> [WHAT TO WORK ON]: Take the lines from the top down to and including the one with "const binHours = 2;" and repeat them exactly. Omit images.

— Start SOURCE EXCERPT —

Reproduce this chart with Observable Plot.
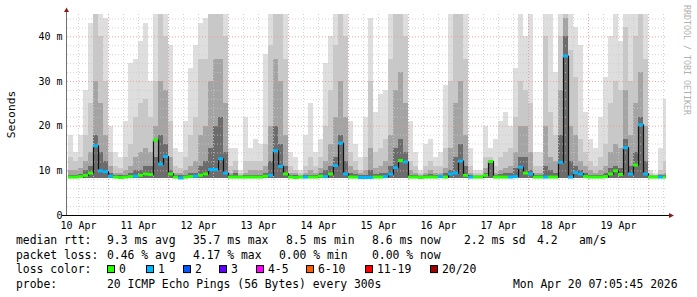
<!DOCTYPE html>
<html><head><meta charset="utf-8">
<script src="https://cdn.jsdelivr.net/npm/d3@7"></script>
<script src="https://cdn.jsdelivr.net/npm/@observablehq/plot@0.6"></script>
<style>
body{margin:0;background:#fff;}
#wrap{width:697px;height:297px;}
svg{display:block;}
</style></head><body><div id="wrap"></div>
<script>
// ---- time window ----
const windowStart = Date.UTC(2026, 3, 10, 7, 36);
const windowEnd = Date.UTC(2026, 3, 20, 7, 36);
const dataEnd = Date.UTC(2026, 3, 20, 7, 5, 45);
const firstBin = Date.UTC(2026, 3, 10, 8);
const binHours = 2;

// ---- smoke levels (ms), one value per 2-hour bin, Apr 10 08:00 .. Apr 20 06:00 ----
const smokeMax = [18,14,18,28,43,45,45,44,
  20,14,13,21,34,35,39,43,30,45,45,45,
  38,15,14,21,33,38,43,44,45,45,45,45,
  15,15,10,22,15,17,16,36,45,45,45,45,
  14,13,10,18,25,14,17,34,40,45,45,45,
  21,16,13,22,44,23,27,28,45,45,45,45,
  21,14,10,16,17,13,14,29,45,45,45,45,
  15,10,10,20,15,17,21,23,20,33,45,40,
  45,14,14,45,45,32,45,45,45,42,38,23,
  17,15,22,31,40,45,39,45,45,45,45,45,
  10,9.5,15,26];
const smokeHigh = [13,12,13,18,25,45,40,30,
  14,11,10.5,13,16,22,25,26,22,30,45,40,
  21,11,10.5,13,18,22,35,35,45,45,45,40,
  11,12,9.3,12,12,12,12,16,38,45,45,35,
  11,10,9.3,11,13,11,13,20,28,38,45,40,
  14,12,10,13,30,14,15,17,35,45,45,40,
  12,11,9.3,11,12,11,11,15,30,45,45,35,
  11,9.3,9.5,13,13,11,13,14,15,22,30,28,
  25,11,11,40,23,18,40,45,37,31,17,14,
  12,11,13,16,25,30,28,42,30,40,45,35,
  9.3,9,10,12];
const smokeMid = [10,10,10.5,12,14,30,25,18,
  11,9.5,9.3,10,11,13,14,15,14,20,30,28,
  13,9.5,9.3,10,11,12,18,20,30,35,35,25,
  9.5,10,9,9.5,10,10,10,11,20,35,30,18,
  9.5,9.3,9,9.5,10,9.5,10.5,12,16,22,30,22,
  11,10,9.3,10,15,10.5,11,12,18,28,32,25,
  10,9.5,9,9.5,10,9.5,9.5,10.5,15,25,30,18,
  9.5,9,9,10.5,12.1,9.5,10,10.5,11,14,20,20,
  14,9.5,9.5,20,13,12,28,44,20,18,12,11,
  10,9.5,10,11,14,16,15,28,18,25,32,20,
  9,8.9,9.2,9.5];
const smokeCore = [9,9,9.2,10,11,18,14,12,
  9.5,9,8.9,9,9.3,10,10,11,11,13,18,16,
  10,9,8.9,9,9.3,9.5,11,12,15,20,22,14,
  9,9.3,8.8,9,9,9,9,9.5,12,20,16,11,
  9,8.9,8.8,9,9,9,9.3,10,11,13,18,12,
  9.5,9.2,8.9,9,10,9.2,9.3,9.5,11,15,17,14,
  9,9,8.8,9,9.2,9,9,9.3,10,13,16,11,
  9,8.8,8.8,9.5,12,9,9.2,9.3,9.5,10.5,13,13,
  10,9,9,11,10,9.5,18,40,12,11,10,9.5,
  9,9,9,9.5,10.5,11,10.5,17,11,14,22,12,
  8.8,8.7,8.9,9];
const medianRtt = [8.6,8.6,8.7,9.0,9.5,15.6,10.0,9.8,
  8.8,8.6,8.5,8.6,8.7,8.8,9.0,9.3,9.2,16.9,11.5,13.2,
  9.3,8.6,8.4,8.6,8.7,8.8,9.0,9.3,10.3,10.3,12.7,9.5,
  8.6,8.6,8.6,8.6,8.6,8.6,8.6,8.8,9.0,14.5,11.0,9.3,
  8.6,8.5,8.6,8.6,8.6,8.6,8.8,8.7,9.3,11.2,16.2,9.3,
  8.6,8.6,8.5,8.5,8.5,8.6,8.6,8.7,9.3,10.7,12.3,12.0,
  8.6,8.6,8.5,8.6,8.6,8.6,8.7,8.6,9.3,9.5,12.2,9.0,
  8.6,8.6,8.6,9.0,12.1,8.6,8.6,8.6,8.6,8.7,10.8,9.5,
  9.3,8.6,8.6,8.6,8.6,8.6,11.9,35.7,8.6,9.6,9.3,8.7,
  8.6,8.6,8.6,8.7,9.3,10.0,9.2,15.2,9.3,11.3,20.3,9.3,
  8.6,8.6,8.6,8.6];
const lostPings = [0,0,0,0,0,1,1,1,
  1,0,0,0,0,1,0,0,0,0,1,1,
  0,0,1,0,0,1,0,0,1,1,1,1,
  0,0,0,0,0,0,0,0,1,1,1,0,
  0,0,0,1,0,0,0,1,0,1,1,1,
  0,0,1,1,1,0,0,1,1,1,0,1,
  0,0,0,0,0,0,1,0,1,1,1,0,
  1,0,0,0,0,0,0,0,1,1,1,0,
  1,0,0,1,0,0,1,1,1,1,1,0,
  0,0,0,0,0,0,0,1,1,0,1,1,
  0,0,1,0];
const minRtt = 8.2;

// ---- legend / labels ----
const lossColors = ["#26ff00","#00b8ff","#0059ff","#5e00ff","#ff00ff","#ff5e00","#ff0000","#a10000"];
const lossLabels = ["0","1","2","3","4-5","6-10","11-19","20/20"];
const dayLabels = ["10 Apr","11 Apr","12 Apr","13 Apr","14 Apr","15 Apr","16 Apr","17 Apr","18 Apr","19 Apr"];
const yTicks = [0,10,20,30,40];
const yTickLabels = ["0","10 m","20 m","30 m","40 m"];
const rowTitles = ["median rtt:","packet loss:","loss color:","probe:"];
const rttStats = ["9.3 ms avg","35.7 ms max","8.5 ms min","8.6 ms now","2.2 ms sd","4.2","am/s"];
const lossStats = ["0.46 % avg","4.17 % max","0.00 % min","0.00 % now"];
const probeText = "20 ICMP Echo Pings (56 Bytes) every 300s";
const stampText = "Mon Apr 20 07:05:45 2026";
const watermark = "RRDTOOL / TOBI OETIKER";
const yLabel = "Seconds";

const smokeColors = ["#dedede","#c8c8c8","#a4a4a4","#6c6c6c"];
const cap = 45;

const bins = medianRtt.map((m, i) => {
  const t0 = firstBin + i * binHours * 3600e3;
  const t1 = Math.min(t0 + binHours * 3600e3, dataEnd);
  return {
    t0: new Date(t0), t1: new Date(t1), tm: new Date((t0 + t1) / 2),
    s1: Math.min(smokeMax[i], cap), s2: Math.min(smokeHigh[i], cap),
    s3: Math.min(smokeMid[i], cap), s4: Math.min(smokeCore[i], cap),
    med: m, loss: lostPings[i]
  };
});

const noons = dayLabels.map((_, i) => new Date(Date.UTC(2026, 3, 10 + i, 12)));
const midnights = d3.utcDay.range(new Date(windowStart), new Date(windowEnd));
const sixHours = d3.utcHour.every(6).range(new Date(windowStart), new Date(windowEnd)).filter(d => d.getUTCHours() !== 0);
const minorY = d3.range(2, 45, 2).filter(v => v % 10 !== 0);
const majorY = yTicks.filter(v => v > 0);

const smokeMark = (key, color) => Plot.rectY(bins, {x1: "t0", x2: "t1", y1: () => minRtt, y2: key, fill: color, shapeRendering: "crispEdges"});

const chart = Plot.plot({
  width: 697, height: 297,
  marginLeft: 67, marginRight: 30, marginTop: 14, marginBottom: 82,
  x: {type: "utc", domain: [new Date(windowStart), new Date(windowEnd)]},
  y: {domain: [0, 45]},
  style: {fontFamily: '"DejaVu Sans Mono", monospace', fontSize: "10px", background: "#ffffff", color: "#000", overflow: "visible"},
  marks: [
    smokeMark("s1", smokeColors[0]),
    smokeMark("s2", smokeColors[1]),
    smokeMark("s3", smokeColors[2]),
    smokeMark("s4", smokeColors[3]),
    Plot.gridY(minorY, {stroke: "#c8c8c8", strokeOpacity: 0.8, strokeDasharray: "1,2"}),
    Plot.gridX(sixHours, {stroke: "#c8c8c8", strokeOpacity: 0.8, strokeDasharray: "1,2"}),
    Plot.gridY(majorY, {stroke: "#e59a9a", strokeOpacity: 0.9, strokeDasharray: "1,2"}),
    Plot.gridX(midnights, {stroke: "#e59a9a", strokeOpacity: 0.9, strokeDasharray: "1,2"}),
    Plot.line(bins, {x: "tm", y: "med", curve: "step", stroke: "#111", strokeWidth: 1.2}),
    Plot.ruleY(bins, {y: "med", x1: "t0", x2: "t1", stroke: d => lossColors[d.loss], strokeWidth: 3}),
    Plot.axisY(yTicks, {tickSize: 0, tickPadding: 5, tickFormat: d => yTickLabels[yTicks.indexOf(d)], label: null, fontSize: 10}),
    Plot.axisX(noons, {tickSize: 0, tickPadding: 6, tickFormat: d => dayLabels[noons.findIndex(n => +n === +d)], label: null, fontSize: 10})
  ]
});
document.getElementById("wrap").appendChild(chart);

// ---- RRDtool-style decorations ----
const svgSel = d3.select(chart);
const xs = chart.scale("x"), ys = chart.scale("y");
const pxLeft = xs.range[0], pxRight = xs.range[1];
const pxBottom = ys.range[0], pxTop = ys.range[1];
const g = svgSel.append("g").attr("text-anchor", "start");
g.append("line").attr("x1", pxLeft - 0.5).attr("x2", pxLeft - 0.5).attr("y1", pxBottom + 0.5).attr("y2", pxTop - 4)
  .attr("stroke", "#707070").attr("stroke-width", 1);
g.append("line").attr("x1", pxLeft - 5).attr("x2", pxRight + 3).attr("y1", pxBottom + 0.5).attr("y2", pxBottom + 0.5)
  .attr("stroke", "#000").attr("stroke-width", 1);
g.append("path").attr("d", `M${pxLeft - 3},${pxTop - 2} L${pxLeft + 2},${pxTop - 2} L${pxLeft - 0.5},${pxTop - 6.5} Z`).attr("fill", "#8b1a1a");
g.append("path").attr("d", `M${pxRight + 2},${pxBottom - 2} L${pxRight + 2},${pxBottom + 3} L${pxRight + 7},${pxBottom + 0.5} Z`).attr("fill", "#8b1a1a");

g.append("text").attr("transform", `translate(15,${(pxTop + pxBottom) / 2}) rotate(-90)`)
  .attr("text-anchor", "middle").attr("font-family", '"DejaVu Sans Mono", monospace').attr("font-size", 11.3).attr("fill", "#000").text(yLabel);

g.append("text").attr("transform", `translate(683.5,5) rotate(90)`).attr("text-anchor", "start")
  .attr("font-family", '"DejaVu Sans Mono", monospace').attr("font-size", 8.3).attr("fill", "#b0b0b0").text(watermark);

const legendFont = '"DejaVu Sans Mono", monospace';
const legendSize = 11.4;
const rowBase = [244.3, 258.7, 273.1, 287.5];
function txt(x, y, s) {
  g.append("text").attr("x", x).attr("y", y).attr("text-anchor", "start").attr("font-family", legendFont).attr("font-size", legendSize)
    .attr("fill", "#000").attr("xml:space", "preserve").text(s);
}
rowTitles.forEach((t, i) => txt(16, rowBase[i], t));
const rttX = [107, 193, 286, 372, 464, 537, 579];
rttStats.forEach((t, i) => txt(rttX[i], rowBase[0], t));
const lossX = [107, 193, 279, 372];
lossStats.forEach((t, i) => txt(lossX[i], rowBase[1], t));
const boxX = [107, 146, 183, 219, 256, 306, 365, 430];
lossLabels.forEach((t, i) => {
  g.append("rect").attr("x", boxX[i] + 0.5).attr("y", rowBase[2] - 7.5).attr("width", 7).attr("height", 7)
    .attr("fill", lossColors[i]).attr("stroke", "#000").attr("stroke-width", 1);
  txt(boxX[i] + 12, rowBase[2], t);
});
txt(107, rowBase[3], probeText);
txt(513, rowBase[3], stampText);
</script></body></html>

— End SOURCE EXCERPT —

> [OUTPUT OF THE EXERCISE]:
Reproduce this chart with Observable Plot.
<!DOCTYPE html>
<html><head><meta charset="utf-8">
<script src="https://cdn.jsdelivr.net/npm/d3@7"></script>
<script src="https://cdn.jsdelivr.net/npm/@observablehq/plot@0.6"></script>
<style>
body{margin:0;background:#fff;}
#wrap{width:697px;height:297px;}
svg{display:block;}
</style></head><body><div id="wrap"></div>
<script>
// ---- time window ----
const windowStart = Date.UTC(2026, 3, 10, 7, 36);
const windowEnd = Date.UTC(2026, 3, 20, 7, 36);
const dataEnd = Date.UTC(2026, 3, 20, 7, 5, 45);
const firstBin = Date.UTC(2026, 3, 10, 8);
const binHours = 2;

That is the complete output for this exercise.